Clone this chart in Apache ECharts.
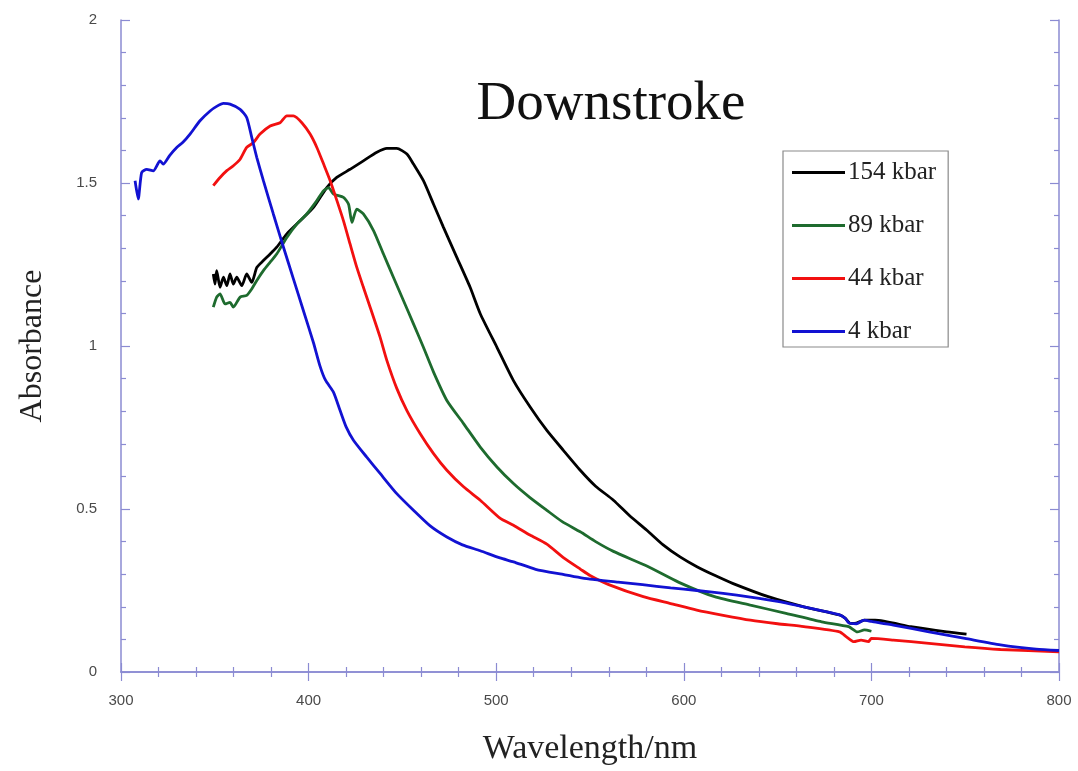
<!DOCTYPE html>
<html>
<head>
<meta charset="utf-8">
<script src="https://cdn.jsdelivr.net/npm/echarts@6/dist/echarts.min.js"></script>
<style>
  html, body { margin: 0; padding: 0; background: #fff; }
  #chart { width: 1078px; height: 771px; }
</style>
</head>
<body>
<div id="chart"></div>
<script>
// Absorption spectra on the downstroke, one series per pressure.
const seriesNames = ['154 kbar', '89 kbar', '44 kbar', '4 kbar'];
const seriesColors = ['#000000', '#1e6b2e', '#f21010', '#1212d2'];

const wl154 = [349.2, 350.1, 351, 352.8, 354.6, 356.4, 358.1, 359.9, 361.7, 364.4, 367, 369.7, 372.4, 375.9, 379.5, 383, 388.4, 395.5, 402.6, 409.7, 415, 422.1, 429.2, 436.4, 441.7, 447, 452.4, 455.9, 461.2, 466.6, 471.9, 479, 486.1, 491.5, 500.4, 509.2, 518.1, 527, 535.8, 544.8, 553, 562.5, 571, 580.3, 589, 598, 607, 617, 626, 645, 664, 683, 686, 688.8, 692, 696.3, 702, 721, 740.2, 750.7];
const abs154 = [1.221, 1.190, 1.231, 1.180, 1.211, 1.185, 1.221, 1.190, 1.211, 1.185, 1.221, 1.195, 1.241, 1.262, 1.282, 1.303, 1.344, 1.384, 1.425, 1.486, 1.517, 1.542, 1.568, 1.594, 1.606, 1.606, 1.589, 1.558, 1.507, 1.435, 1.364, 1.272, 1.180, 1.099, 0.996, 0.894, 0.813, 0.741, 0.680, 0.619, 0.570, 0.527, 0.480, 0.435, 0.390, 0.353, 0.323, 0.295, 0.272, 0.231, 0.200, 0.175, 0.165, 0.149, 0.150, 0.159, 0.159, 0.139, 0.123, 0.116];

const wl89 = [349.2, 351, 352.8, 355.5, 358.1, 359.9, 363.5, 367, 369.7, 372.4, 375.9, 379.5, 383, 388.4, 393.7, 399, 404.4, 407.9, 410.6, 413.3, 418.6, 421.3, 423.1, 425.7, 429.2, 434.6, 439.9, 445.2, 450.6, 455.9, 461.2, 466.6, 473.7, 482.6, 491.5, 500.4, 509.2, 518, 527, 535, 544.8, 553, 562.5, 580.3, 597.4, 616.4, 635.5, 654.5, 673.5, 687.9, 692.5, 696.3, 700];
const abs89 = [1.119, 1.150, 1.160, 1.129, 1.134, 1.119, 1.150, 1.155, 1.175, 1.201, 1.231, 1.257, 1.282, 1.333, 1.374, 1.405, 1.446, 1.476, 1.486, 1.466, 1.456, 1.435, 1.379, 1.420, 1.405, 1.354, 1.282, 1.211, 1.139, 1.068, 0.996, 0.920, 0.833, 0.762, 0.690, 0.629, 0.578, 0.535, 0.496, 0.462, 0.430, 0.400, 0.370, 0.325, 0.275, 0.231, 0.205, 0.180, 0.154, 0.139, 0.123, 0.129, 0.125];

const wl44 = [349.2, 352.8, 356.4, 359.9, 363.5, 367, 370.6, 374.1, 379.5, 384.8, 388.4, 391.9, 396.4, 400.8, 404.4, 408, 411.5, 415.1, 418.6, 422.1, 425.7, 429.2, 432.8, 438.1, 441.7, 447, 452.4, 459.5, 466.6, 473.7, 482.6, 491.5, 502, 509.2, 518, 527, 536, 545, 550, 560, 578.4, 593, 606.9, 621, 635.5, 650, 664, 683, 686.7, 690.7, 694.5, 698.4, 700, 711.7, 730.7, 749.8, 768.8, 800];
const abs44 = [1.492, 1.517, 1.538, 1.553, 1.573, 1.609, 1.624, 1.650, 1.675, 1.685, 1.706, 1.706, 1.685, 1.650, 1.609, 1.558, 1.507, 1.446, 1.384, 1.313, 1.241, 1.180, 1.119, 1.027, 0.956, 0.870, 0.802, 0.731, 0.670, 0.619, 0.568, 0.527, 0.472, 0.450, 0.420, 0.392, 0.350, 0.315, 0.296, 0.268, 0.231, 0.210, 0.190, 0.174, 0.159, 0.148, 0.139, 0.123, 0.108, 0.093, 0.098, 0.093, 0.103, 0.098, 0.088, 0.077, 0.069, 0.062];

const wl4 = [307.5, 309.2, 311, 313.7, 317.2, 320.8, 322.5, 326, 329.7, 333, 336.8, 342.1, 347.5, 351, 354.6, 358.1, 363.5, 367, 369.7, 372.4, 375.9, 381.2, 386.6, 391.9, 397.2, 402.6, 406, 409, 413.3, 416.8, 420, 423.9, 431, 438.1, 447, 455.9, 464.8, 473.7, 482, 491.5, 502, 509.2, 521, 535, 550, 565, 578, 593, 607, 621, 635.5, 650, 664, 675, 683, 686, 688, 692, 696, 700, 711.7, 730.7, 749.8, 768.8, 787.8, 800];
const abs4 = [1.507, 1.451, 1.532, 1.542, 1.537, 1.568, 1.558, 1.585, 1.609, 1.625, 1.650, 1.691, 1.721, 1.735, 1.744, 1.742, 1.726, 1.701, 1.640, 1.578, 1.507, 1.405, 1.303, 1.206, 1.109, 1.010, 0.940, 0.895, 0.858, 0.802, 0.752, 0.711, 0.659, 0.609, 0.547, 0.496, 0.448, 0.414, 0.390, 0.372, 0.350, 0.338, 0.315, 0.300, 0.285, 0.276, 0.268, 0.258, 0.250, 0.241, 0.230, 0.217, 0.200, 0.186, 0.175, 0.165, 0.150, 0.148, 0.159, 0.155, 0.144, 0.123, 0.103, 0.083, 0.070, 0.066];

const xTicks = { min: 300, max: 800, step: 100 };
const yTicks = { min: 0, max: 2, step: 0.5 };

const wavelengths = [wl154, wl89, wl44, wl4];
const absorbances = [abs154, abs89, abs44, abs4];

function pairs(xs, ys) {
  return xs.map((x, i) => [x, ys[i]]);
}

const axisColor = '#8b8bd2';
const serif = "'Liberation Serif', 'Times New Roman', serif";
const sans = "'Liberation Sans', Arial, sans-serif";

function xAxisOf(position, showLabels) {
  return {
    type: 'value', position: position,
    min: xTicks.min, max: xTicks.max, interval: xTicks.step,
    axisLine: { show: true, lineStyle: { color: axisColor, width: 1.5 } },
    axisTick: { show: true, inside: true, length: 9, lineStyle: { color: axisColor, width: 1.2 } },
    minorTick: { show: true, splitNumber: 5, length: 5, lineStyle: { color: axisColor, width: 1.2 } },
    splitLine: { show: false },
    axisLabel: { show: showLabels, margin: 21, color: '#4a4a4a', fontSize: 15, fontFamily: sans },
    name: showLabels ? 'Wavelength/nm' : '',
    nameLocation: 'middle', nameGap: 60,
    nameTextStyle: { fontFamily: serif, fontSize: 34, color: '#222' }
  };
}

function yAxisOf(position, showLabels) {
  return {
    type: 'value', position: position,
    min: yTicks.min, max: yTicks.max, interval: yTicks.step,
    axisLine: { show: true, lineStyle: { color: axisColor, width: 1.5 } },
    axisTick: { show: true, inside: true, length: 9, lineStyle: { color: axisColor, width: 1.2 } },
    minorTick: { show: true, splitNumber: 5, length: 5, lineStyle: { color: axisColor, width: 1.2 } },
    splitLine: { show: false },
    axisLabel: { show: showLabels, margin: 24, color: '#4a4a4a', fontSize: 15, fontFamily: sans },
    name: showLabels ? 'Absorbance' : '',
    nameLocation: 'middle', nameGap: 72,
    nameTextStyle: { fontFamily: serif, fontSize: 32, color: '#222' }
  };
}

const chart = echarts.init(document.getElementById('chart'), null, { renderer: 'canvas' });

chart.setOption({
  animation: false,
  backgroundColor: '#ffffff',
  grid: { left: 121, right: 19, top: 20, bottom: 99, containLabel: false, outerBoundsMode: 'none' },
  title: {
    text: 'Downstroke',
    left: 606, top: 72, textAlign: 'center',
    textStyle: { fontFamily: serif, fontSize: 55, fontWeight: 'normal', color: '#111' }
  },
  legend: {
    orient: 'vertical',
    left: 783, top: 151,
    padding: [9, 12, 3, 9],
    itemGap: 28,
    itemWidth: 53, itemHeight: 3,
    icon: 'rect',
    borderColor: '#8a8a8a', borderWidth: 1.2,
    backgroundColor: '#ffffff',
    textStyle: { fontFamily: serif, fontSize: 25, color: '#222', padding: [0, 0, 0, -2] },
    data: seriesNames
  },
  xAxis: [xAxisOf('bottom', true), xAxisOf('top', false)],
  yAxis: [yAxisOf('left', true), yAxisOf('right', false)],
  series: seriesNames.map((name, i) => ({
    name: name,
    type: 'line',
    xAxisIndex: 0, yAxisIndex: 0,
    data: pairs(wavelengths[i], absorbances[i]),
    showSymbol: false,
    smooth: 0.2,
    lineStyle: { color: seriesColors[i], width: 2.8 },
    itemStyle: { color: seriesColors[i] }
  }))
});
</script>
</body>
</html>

...

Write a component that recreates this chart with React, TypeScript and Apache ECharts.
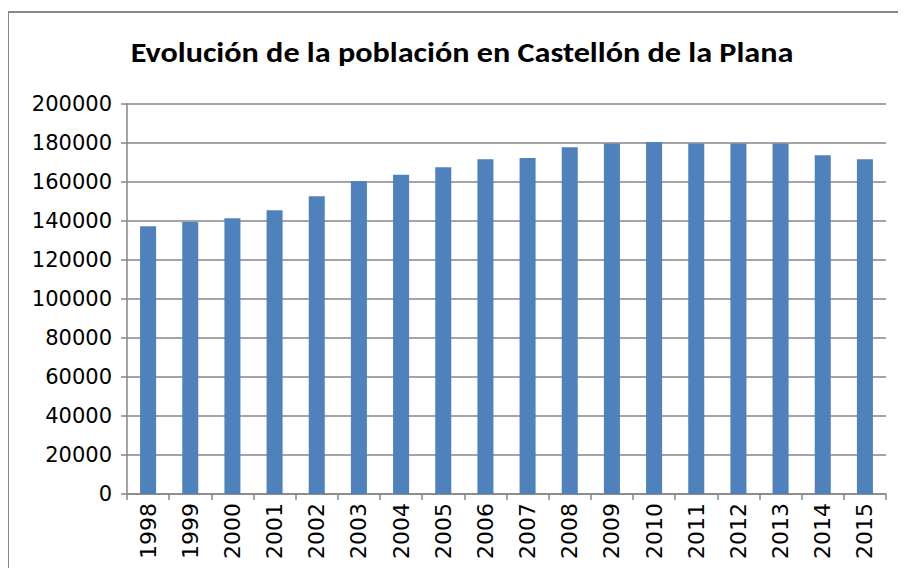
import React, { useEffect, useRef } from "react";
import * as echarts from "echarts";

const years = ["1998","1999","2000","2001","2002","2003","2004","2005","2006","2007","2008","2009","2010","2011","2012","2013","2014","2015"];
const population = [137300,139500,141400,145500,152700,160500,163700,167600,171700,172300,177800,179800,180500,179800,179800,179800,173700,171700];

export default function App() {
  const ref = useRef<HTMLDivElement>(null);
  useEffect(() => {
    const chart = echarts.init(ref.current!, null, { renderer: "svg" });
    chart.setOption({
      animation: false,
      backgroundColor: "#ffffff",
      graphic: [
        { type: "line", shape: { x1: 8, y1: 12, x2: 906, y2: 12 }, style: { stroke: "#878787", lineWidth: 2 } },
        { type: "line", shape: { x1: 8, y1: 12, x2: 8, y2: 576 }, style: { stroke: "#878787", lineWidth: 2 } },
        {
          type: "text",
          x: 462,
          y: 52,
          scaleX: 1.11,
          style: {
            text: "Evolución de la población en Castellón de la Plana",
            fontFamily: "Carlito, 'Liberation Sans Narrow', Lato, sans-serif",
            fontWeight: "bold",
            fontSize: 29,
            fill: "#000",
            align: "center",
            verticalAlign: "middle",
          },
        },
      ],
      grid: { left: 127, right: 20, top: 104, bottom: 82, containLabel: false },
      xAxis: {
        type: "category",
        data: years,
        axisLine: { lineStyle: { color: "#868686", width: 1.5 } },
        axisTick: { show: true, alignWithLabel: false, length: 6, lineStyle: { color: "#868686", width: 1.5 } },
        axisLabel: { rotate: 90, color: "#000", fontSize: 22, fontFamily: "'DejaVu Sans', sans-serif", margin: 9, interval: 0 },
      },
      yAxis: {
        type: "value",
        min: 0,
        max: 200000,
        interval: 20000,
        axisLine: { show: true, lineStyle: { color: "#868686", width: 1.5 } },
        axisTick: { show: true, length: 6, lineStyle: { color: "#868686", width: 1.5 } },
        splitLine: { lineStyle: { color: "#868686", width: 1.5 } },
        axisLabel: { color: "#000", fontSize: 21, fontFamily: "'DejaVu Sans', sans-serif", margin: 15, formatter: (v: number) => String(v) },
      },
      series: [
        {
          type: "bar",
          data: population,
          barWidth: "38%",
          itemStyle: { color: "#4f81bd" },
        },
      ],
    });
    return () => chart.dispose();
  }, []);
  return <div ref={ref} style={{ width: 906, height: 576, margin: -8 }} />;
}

--

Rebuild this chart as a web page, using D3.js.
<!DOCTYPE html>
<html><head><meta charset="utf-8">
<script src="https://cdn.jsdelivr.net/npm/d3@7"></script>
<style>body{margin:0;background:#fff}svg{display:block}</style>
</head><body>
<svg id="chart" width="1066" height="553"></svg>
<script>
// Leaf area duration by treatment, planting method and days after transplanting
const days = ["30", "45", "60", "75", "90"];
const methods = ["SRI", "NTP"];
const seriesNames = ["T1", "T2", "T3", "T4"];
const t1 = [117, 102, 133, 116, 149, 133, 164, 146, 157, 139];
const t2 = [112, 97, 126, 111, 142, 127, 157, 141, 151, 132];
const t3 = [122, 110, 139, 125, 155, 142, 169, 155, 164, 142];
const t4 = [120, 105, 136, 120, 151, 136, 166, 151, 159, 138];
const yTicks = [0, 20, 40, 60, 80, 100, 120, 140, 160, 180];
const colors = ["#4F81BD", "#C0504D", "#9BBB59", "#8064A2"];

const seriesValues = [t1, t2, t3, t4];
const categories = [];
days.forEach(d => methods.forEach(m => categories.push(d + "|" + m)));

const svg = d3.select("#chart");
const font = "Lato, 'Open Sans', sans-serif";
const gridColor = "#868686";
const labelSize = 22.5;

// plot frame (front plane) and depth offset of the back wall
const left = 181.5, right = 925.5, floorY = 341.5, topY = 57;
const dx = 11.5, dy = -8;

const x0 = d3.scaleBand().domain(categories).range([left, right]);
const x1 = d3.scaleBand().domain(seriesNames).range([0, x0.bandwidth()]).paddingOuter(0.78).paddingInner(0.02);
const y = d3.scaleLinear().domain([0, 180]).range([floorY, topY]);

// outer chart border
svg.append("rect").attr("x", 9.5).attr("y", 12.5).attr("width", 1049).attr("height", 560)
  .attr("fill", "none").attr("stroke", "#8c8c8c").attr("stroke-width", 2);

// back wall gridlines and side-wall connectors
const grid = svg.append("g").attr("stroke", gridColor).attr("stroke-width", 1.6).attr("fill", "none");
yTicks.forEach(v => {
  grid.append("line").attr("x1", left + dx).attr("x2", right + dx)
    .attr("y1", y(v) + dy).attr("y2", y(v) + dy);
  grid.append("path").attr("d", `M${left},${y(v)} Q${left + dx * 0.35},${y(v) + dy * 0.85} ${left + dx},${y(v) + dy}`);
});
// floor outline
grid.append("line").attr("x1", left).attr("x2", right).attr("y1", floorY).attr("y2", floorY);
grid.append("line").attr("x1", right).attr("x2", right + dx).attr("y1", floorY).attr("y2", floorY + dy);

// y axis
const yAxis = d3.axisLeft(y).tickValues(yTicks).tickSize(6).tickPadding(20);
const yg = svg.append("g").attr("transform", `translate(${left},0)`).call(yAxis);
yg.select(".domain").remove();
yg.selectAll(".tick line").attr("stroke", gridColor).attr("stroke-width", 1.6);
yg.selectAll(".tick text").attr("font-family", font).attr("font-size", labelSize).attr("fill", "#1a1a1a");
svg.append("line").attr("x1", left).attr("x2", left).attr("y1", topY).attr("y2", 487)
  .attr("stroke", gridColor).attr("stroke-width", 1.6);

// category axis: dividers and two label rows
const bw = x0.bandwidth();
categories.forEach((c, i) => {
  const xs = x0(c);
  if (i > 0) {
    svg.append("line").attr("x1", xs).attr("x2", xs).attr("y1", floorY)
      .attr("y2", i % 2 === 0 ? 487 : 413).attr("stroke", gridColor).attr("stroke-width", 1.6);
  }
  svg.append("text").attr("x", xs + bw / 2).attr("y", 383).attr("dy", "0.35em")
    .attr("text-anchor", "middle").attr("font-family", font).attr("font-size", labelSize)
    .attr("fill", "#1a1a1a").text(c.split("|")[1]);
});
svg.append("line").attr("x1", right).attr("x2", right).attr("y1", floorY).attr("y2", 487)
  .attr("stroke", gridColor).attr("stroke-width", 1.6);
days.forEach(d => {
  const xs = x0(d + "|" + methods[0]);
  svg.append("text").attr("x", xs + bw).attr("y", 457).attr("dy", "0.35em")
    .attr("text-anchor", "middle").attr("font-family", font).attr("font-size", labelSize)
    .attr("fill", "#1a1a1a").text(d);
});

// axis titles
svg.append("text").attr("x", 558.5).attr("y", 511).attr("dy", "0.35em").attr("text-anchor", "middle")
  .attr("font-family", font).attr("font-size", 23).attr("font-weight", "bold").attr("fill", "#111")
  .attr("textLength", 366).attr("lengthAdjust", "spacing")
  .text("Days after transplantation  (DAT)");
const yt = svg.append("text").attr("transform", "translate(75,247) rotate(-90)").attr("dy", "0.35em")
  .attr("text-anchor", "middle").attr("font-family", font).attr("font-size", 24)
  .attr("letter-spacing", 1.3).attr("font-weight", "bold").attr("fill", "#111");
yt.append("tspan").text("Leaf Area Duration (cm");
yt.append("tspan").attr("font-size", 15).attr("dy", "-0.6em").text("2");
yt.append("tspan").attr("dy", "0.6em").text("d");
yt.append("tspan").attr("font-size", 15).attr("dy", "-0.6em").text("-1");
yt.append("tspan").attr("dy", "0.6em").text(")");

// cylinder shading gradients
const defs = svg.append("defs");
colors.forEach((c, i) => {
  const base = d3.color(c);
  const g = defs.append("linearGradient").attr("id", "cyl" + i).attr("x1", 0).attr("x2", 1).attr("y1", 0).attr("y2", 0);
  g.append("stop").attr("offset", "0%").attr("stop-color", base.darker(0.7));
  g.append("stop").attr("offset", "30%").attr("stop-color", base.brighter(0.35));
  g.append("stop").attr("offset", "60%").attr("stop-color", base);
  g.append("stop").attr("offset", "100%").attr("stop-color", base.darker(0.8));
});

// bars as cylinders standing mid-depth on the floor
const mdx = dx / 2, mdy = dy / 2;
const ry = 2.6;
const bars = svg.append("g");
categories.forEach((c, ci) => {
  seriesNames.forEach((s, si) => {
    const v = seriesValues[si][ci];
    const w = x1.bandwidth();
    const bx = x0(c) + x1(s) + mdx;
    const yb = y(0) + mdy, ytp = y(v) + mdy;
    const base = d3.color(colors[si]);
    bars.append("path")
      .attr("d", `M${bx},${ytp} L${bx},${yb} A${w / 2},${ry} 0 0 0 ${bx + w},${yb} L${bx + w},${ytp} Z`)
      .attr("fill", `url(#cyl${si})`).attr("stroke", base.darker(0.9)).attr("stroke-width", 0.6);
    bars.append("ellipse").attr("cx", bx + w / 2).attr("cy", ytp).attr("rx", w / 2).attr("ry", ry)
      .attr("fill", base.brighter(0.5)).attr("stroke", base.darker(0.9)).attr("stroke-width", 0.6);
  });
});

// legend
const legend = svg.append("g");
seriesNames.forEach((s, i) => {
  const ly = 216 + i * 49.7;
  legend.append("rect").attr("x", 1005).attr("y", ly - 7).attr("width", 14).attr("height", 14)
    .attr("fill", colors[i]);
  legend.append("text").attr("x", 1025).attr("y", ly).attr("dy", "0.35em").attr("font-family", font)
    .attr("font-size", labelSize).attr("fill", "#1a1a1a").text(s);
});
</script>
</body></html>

→ **WORK REQUIRED**: In the listing above, find the line with "Rebuild this chart" and the line with "const dx = 11.5, dy = -8;", then print exactly those two lines and every line between them, and nothing more.

→ **SOLUTION**:
Rebuild this chart as a web page, using D3.js.
<!DOCTYPE html>
<html><head><meta charset="utf-8">
<script src="https://cdn.jsdelivr.net/npm/d3@7"></script>
<style>body{margin:0;background:#fff}svg{display:block}</style>
</head><body>
<svg id="chart" width="1066" height="553"></svg>
<script>
// Leaf area duration by treatment, planting method and days after transplanting
const days = ["30", "45", "60", "75", "90"];
const methods = ["SRI", "NTP"];
const seriesNames = ["T1", "T2", "T3", "T4"];
const t1 = [117, 102, 133, 116, 149, 133, 164, 146, 157, 139];
const t2 = [112, 97, 126, 111, 142, 127, 157, 141, 151, 132];
const t3 = [122, 110, 139, 125, 155, 142, 169, 155, 164, 142];
const t4 = [120, 105, 136, 120, 151, 136, 166, 151, 159, 138];
const yTicks = [0, 20, 40, 60, 80, 100, 120, 140, 160, 180];
const colors = ["#4F81BD", "#C0504D", "#9BBB59", "#8064A2"];

const seriesValues = [t1, t2, t3, t4];
const categories = [];
days.forEach(d => methods.forEach(m => categories.push(d + "|" + m)));

const svg = d3.select("#chart");
const font = "Lato, 'Open Sans', sans-serif";
const gridColor = "#868686";
const labelSize = 22.5;

// plot frame (front plane) and depth offset of the back wall
const left = 181.5, right = 925.5, floorY = 341.5, topY = 57;
const dx = 11.5, dy = -8;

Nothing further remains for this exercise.